What you have to do:
Transcribe the whole listing below without changing a word, but leave out every image.

━━ Provided material ━━

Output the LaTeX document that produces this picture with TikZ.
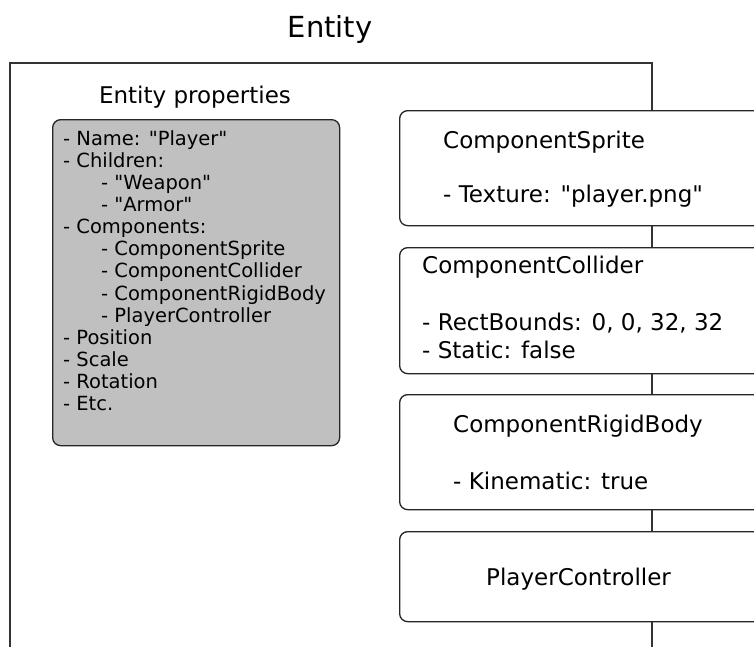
\documentclass[tikz,border=0pt]{standalone}
\usepackage{fontspec}
\setmainfont{DejaVu Sans}[Ligatures=TeXOff]
\definecolor{linegray}{HTML}{333333}
\definecolor{propfill}{HTML}{C0C0C0}
\begin{document}
\begin{tikzpicture}[x=1pt,y=-1pt,
  container/.style={draw=linegray, line width=1.5pt, rectangle, inner sep=0pt, anchor=north west},
  compbox/.style={draw=black!85, line width=1.3pt, fill=white, rounded corners=8pt, rectangle, inner sep=0pt, anchor=north west, minimum width=504pt},
  propbox/.style={draw=black!85, line width=1.3pt, fill=propfill, rounded corners=8pt, rectangle, inner sep=0pt, anchor=north west},
  txt/.style={inner sep=0pt, anchor=base west, font=\fontsize{23}{29}\selectfont},
  titletxt/.style={inner sep=0pt, anchor=base, font=\fontsize{29}{35}\selectfont},
  listtxt/.style={inner sep=0pt, anchor=base west, font=\fontsize{19.5}{22.15}\selectfont},
]
\useasboundingbox (0,0) rectangle (754,646);
\clip (0,0) rectangle (754,646);
\fill[white] (0,0) rectangle (754,646);

% title and container
\node[titletxt] (title) at (330,37) {Entity};
\node[container, minimum width=642pt, minimum height=640pt] (entity) at (9,62) {};

% properties
\node[txt, anchor=base] (proptitle) at (195,103) {Entity properties};
\node[propbox, minimum width=287pt, minimum height=326pt] (props) at (52,119) {};
\node[listtxt] (plist) at (63,145) {\begin{tabular}[t]{@{}l@{}}
- Name: "Player"\\
- Children:\\
\hspace{38pt}- "Weapon"\\
\hspace{38pt}- "Armor"\\
- Components:\\
\hspace{38pt}- ComponentSprite\\
\hspace{38pt}- ComponentCollider\\
\hspace{38pt}- ComponentRigidBody\\
\hspace{38pt}- PlayerController\\
- Position\\
- Scale\\
- Rotation\\
- Etc.
\end{tabular}};

% component boxes
\node[compbox, minimum height=115pt] (sprite) at (399,110) {};
\node[compbox, minimum height=126pt] (collider) at (399,247) {};
\node[compbox, minimum height=115pt] (rigid) at (399,394) {};
\node[compbox, minimum height=90pt] (player) at (399,531) {};

% component texts
\node[txt] (spriteh) at (443,148) {ComponentSprite};
\node[txt] (spritep) at (443,202) {- Texture: "player.png"};
\node[txt] (colliderh) at (422,273) {ComponentCollider};
\node[txt] (colliderp1) at (422,330) {- RectBounds: 0, 0, 32, 32};
\node[txt] (colliderp2) at (422,358) {- Static: false};
\node[txt] (rigidh) at (453,432) {ComponentRigidBody};
\node[txt] (rigidp) at (453,489) {- Kinematic: true};
\node[txt] (playerh) at (486,585) {PlayerController};
\end{tikzpicture}
\end{document}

━━━

Reply to the exercise:
Output the LaTeX document that produces this picture with TikZ.
\documentclass[tikz,border=0pt]{standalone}
\usepackage{fontspec}
\setmainfont{DejaVu Sans}[Ligatures=TeXOff]
\definecolor{linegray}{HTML}{333333}
\definecolor{propfill}{HTML}{C0C0C0}
\begin{document}
\begin{tikzpicture}[x=1pt,y=-1pt,
  container/.style={draw=linegray, line width=1.5pt, rectangle, inner sep=0pt, anchor=north west},
  compbox/.style={draw=black!85, line width=1.3pt, fill=white, rounded corners=8pt, rectangle, inner sep=0pt, anchor=north west, minimum width=504pt},
  propbox/.style={draw=black!85, line width=1.3pt, fill=propfill, rounded corners=8pt, rectangle, inner sep=0pt, anchor=north west},
  txt/.style={inner sep=0pt, anchor=base west, font=\fontsize{23}{29}\selectfont},
  titletxt/.style={inner sep=0pt, anchor=base, font=\fontsize{29}{35}\selectfont},
  listtxt/.style={inner sep=0pt, anchor=base west, font=\fontsize{19.5}{22.15}\selectfont},
]
\useasboundingbox (0,0) rectangle (754,646);
\clip (0,0) rectangle (754,646);
\fill[white] (0,0) rectangle (754,646);

% title and container
\node[titletxt] (title) at (330,37) {Entity};
\node[container, minimum width=642pt, minimum height=640pt] (entity) at (9,62) {};

% properties
\node[txt, anchor=base] (proptitle) at (195,103) {Entity properties};
\node[propbox, minimum width=287pt, minimum height=326pt] (props) at (52,119) {};
\node[listtxt] (plist) at (63,145) {\begin{tabular}[t]{@{}l@{}}
- Name: "Player"\\
- Children:\\
\hspace{38pt}- "Weapon"\\
\hspace{38pt}- "Armor"\\
- Components:\\
\hspace{38pt}- ComponentSprite\\
\hspace{38pt}- ComponentCollider\\
\hspace{38pt}- ComponentRigidBody\\
\hspace{38pt}- PlayerController\\
- Position\\
- Scale\\
- Rotation\\
- Etc.
\end{tabular}};

% component boxes
\node[compbox, minimum height=115pt] (sprite) at (399,110) {};
\node[compbox, minimum height=126pt] (collider) at (399,247) {};
\node[compbox, minimum height=115pt] (rigid) at (399,394) {};
\node[compbox, minimum height=90pt] (player) at (399,531) {};

% component texts
\node[txt] (spriteh) at (443,148) {ComponentSprite};
\node[txt] (spritep) at (443,202) {- Texture: "player.png"};
\node[txt] (colliderh) at (422,273) {ComponentCollider};
\node[txt] (colliderp1) at (422,330) {- RectBounds: 0, 0, 32, 32};
\node[txt] (colliderp2) at (422,358) {- Static: false};
\node[txt] (rigidh) at (453,432) {ComponentRigidBody};
\node[txt] (rigidp) at (453,489) {- Kinematic: true};
\node[txt] (playerh) at (486,585) {PlayerController};
\end{tikzpicture}
\end{document}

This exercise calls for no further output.